## GIVEN INFORMATION
## start

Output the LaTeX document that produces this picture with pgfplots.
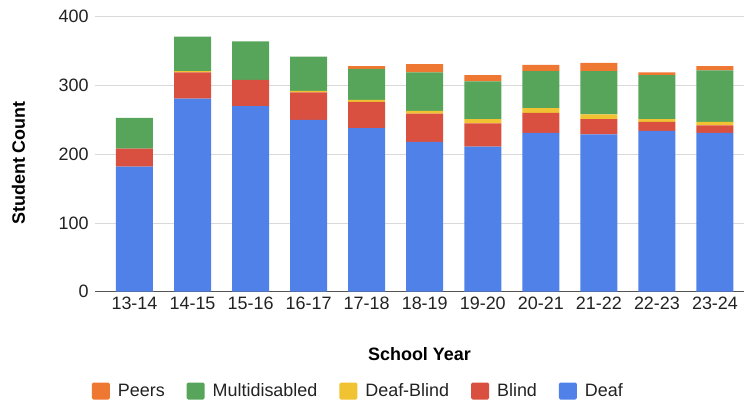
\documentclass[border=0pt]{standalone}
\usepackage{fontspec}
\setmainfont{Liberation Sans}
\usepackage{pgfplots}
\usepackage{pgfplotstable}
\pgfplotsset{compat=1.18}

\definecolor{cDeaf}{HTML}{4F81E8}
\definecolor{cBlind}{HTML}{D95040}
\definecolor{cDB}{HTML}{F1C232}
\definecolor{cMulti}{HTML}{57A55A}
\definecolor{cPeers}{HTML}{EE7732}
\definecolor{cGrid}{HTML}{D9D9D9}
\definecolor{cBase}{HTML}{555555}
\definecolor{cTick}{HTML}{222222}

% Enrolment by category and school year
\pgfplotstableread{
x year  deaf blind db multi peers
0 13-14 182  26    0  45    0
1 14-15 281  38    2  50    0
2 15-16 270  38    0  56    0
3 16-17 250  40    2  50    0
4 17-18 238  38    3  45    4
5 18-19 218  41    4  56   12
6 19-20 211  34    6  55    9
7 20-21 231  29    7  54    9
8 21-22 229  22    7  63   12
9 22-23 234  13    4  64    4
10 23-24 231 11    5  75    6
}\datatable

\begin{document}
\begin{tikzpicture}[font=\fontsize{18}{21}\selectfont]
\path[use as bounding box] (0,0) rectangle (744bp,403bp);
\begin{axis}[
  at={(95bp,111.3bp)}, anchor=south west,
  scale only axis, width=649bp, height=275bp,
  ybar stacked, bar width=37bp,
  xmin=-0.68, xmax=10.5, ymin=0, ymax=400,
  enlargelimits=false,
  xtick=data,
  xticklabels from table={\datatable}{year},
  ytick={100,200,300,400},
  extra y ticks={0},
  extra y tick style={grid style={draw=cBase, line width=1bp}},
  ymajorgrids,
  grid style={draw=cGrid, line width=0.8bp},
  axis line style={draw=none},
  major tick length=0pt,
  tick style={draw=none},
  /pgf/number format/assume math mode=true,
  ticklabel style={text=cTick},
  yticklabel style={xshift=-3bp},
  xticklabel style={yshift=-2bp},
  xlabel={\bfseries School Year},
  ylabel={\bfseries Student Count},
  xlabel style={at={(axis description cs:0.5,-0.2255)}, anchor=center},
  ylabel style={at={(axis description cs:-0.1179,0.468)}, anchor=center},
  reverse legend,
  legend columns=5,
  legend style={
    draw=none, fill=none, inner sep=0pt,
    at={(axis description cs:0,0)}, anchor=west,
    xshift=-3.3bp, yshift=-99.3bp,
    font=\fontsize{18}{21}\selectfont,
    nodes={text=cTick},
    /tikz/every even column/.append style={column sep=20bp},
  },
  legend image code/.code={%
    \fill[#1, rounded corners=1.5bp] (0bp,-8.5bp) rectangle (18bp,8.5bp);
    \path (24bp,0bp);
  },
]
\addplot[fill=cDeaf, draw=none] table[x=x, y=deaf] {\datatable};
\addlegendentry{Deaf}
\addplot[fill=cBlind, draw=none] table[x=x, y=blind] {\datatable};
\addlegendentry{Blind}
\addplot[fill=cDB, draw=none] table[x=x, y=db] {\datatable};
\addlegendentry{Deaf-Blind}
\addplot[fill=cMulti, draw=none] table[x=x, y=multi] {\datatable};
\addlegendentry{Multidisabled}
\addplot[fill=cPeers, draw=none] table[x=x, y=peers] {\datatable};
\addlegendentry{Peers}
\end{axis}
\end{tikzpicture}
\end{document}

## end

## WHAT YOU ARE ASKED TO DO
Give the data again exactly as written, with all pictures left out.

## THE RESULT
Output the LaTeX document that produces this picture with pgfplots.
\documentclass[border=0pt]{standalone}
\usepackage{fontspec}
\setmainfont{Liberation Sans}
\usepackage{pgfplots}
\usepackage{pgfplotstable}
\pgfplotsset{compat=1.18}

\definecolor{cDeaf}{HTML}{4F81E8}
\definecolor{cBlind}{HTML}{D95040}
\definecolor{cDB}{HTML}{F1C232}
\definecolor{cMulti}{HTML}{57A55A}
\definecolor{cPeers}{HTML}{EE7732}
\definecolor{cGrid}{HTML}{D9D9D9}
\definecolor{cBase}{HTML}{555555}
\definecolor{cTick}{HTML}{222222}

% Enrolment by category and school year
\pgfplotstableread{
x year  deaf blind db multi peers
0 13-14 182  26    0  45    0
1 14-15 281  38    2  50    0
2 15-16 270  38    0  56    0
3 16-17 250  40    2  50    0
4 17-18 238  38    3  45    4
5 18-19 218  41    4  56   12
6 19-20 211  34    6  55    9
7 20-21 231  29    7  54    9
8 21-22 229  22    7  63   12
9 22-23 234  13    4  64    4
10 23-24 231 11    5  75    6
}\datatable

\begin{document}
\begin{tikzpicture}[font=\fontsize{18}{21}\selectfont]
\path[use as bounding box] (0,0) rectangle (744bp,403bp);
\begin{axis}[
  at={(95bp,111.3bp)}, anchor=south west,
  scale only axis, width=649bp, height=275bp,
  ybar stacked, bar width=37bp,
  xmin=-0.68, xmax=10.5, ymin=0, ymax=400,
  enlargelimits=false,
  xtick=data,
  xticklabels from table={\datatable}{year},
  ytick={100,200,300,400},
  extra y ticks={0},
  extra y tick style={grid style={draw=cBase, line width=1bp}},
  ymajorgrids,
  grid style={draw=cGrid, line width=0.8bp},
  axis line style={draw=none},
  major tick length=0pt,
  tick style={draw=none},
  /pgf/number format/assume math mode=true,
  ticklabel style={text=cTick},
  yticklabel style={xshift=-3bp},
  xticklabel style={yshift=-2bp},
  xlabel={\bfseries School Year},
  ylabel={\bfseries Student Count},
  xlabel style={at={(axis description cs:0.5,-0.2255)}, anchor=center},
  ylabel style={at={(axis description cs:-0.1179,0.468)}, anchor=center},
  reverse legend,
  legend columns=5,
  legend style={
    draw=none, fill=none, inner sep=0pt,
    at={(axis description cs:0,0)}, anchor=west,
    xshift=-3.3bp, yshift=-99.3bp,
    font=\fontsize{18}{21}\selectfont,
    nodes={text=cTick},
    /tikz/every even column/.append style={column sep=20bp},
  },
  legend image code/.code={%
    \fill[#1, rounded corners=1.5bp] (0bp,-8.5bp) rectangle (18bp,8.5bp);
    \path (24bp,0bp);
  },
]
\addplot[fill=cDeaf, draw=none] table[x=x, y=deaf] {\datatable};
\addlegendentry{Deaf}
\addplot[fill=cBlind, draw=none] table[x=x, y=blind] {\datatable};
\addlegendentry{Blind}
\addplot[fill=cDB, draw=none] table[x=x, y=db] {\datatable};
\addlegendentry{Deaf-Blind}
\addplot[fill=cMulti, draw=none] table[x=x, y=multi] {\datatable};
\addlegendentry{Multidisabled}
\addplot[fill=cPeers, draw=none] table[x=x, y=peers] {\datatable};
\addlegendentry{Peers}
\end{axis}
\end{tikzpicture}
\end{document}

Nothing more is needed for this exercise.